Stars: 3 out of 5
I’m not sure how I feel about this book. The prose is beautiful, and some of the themes are sufficiently nostalgic to be interesting. It also feels heartfelt. In a way, it reminds me of a mosaic. Each individual piece is like a gem, beautiful and shiny on its own. But when you try to put all those gems together to form a picture, you realize that they don’t quite fit, that the author was more interested in those individual gems than in telling a coherent story.
There are too many points of view, and even though some of those characters are interesting in their own right, we don’t spend enough time with them to really get to know them. We just hop to another shiny gem, then another. Which makes these encounters only surface deep. We simply don’t get to know these characters well enough to care what happens to them, not that any of them ever were in serious danger to start with.
And that’s my second complaint about this story – there are no stakes, there is no tension, there is no danger. At no point in the narration did I have the impression that the characters were dealing with a life and death situation, or something life-altering, or heck, even important. We have all these weapons, and robots, and echoes from past wars all over the place, but the story lacks teeth. Even the climax of the story, when the golden man is awake and all those weapons are headed for the city, is written in such a way that there is no tension to it… Probably because you can’t really care for characters you aren’t invested in.

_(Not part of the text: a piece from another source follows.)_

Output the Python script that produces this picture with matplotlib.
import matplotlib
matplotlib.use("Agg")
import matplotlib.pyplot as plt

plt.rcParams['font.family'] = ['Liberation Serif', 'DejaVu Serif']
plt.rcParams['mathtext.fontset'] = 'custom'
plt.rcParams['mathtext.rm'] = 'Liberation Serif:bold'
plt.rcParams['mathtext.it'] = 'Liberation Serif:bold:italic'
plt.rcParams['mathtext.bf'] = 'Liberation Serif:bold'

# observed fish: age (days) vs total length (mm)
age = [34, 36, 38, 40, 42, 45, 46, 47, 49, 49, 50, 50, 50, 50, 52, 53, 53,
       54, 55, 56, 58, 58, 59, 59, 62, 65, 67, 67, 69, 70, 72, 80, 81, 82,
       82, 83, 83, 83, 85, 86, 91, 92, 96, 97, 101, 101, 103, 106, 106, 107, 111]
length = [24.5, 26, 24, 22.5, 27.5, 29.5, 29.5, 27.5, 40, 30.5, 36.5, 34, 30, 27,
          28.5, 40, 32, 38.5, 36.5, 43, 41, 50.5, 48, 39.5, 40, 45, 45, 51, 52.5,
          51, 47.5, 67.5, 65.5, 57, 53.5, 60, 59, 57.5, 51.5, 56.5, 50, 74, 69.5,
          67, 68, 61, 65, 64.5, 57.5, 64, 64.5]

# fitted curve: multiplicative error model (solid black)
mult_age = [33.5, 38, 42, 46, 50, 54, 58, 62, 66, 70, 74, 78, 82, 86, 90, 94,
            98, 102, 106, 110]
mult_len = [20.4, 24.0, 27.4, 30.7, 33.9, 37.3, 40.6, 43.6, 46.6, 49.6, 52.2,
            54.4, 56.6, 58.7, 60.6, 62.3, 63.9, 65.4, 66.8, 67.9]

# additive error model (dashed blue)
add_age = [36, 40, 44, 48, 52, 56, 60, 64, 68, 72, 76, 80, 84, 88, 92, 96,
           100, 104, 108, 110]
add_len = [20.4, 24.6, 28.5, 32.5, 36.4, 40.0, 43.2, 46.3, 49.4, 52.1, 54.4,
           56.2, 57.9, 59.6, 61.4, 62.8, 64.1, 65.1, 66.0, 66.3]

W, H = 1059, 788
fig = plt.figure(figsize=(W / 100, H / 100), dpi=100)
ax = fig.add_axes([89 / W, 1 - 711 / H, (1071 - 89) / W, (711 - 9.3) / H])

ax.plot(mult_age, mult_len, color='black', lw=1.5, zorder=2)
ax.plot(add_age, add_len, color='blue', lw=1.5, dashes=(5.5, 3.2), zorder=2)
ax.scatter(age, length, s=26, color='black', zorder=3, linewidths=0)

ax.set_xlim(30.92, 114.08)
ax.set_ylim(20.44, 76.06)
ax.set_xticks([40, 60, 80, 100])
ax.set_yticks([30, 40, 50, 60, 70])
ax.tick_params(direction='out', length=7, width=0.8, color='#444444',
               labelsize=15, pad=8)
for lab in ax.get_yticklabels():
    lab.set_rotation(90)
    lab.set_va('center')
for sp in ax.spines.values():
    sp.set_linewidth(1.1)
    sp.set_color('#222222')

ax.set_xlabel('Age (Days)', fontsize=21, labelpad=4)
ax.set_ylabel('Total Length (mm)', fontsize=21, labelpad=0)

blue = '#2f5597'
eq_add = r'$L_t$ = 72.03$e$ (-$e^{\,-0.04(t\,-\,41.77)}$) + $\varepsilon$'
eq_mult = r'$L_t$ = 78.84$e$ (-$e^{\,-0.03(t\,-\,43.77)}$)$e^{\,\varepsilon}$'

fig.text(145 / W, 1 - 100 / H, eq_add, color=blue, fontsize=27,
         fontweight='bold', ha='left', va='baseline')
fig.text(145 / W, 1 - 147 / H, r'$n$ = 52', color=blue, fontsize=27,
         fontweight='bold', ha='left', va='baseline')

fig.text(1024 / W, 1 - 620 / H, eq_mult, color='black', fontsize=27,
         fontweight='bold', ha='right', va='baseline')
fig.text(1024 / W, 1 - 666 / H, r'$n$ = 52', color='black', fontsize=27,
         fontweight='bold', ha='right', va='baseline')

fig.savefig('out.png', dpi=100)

Seriously, what was the point of this book? To proselytize about the human condition and what makes us an individual versus a machine? Other books have done this better and kept the tension going. To reflect on the consequences of war and the emotional toll it has on all participants? Again, there are better books about that as well. I would suggest reading Look to Windward by Ian Banks, for example.
The worldbuilding is interesting, with hints and past wars and events that I would have loved to explore more. Humanity has pretty much colonized the whole solar system, as well as the deep oceans on Earth… yet the desert and the city of Neom feels very 21st century Dubai. Are you telling me that hundreds of years into the future, when we terraformed Mars and the Moon, we still haven’t figured out how to restore our own ecosystem?
Another issue is that the characters don’t seem to “live in” the advanced word that is described to us. It’s more like they have been dropped into it without being fully integrated. They act and behave like people from our century, instead of humans who have augments and implants and all the advanced technologies. In fact, there is very little of those technologies shown in day to day life.
So this leaves me with a conundrum – I enjoyed the writing, but the story is utterly forgettable. In fact, I can’t even name any of the characters now that I’ve finished it.
PS: I received an advanced copy of this book via NetGalley in exchange for an honest review.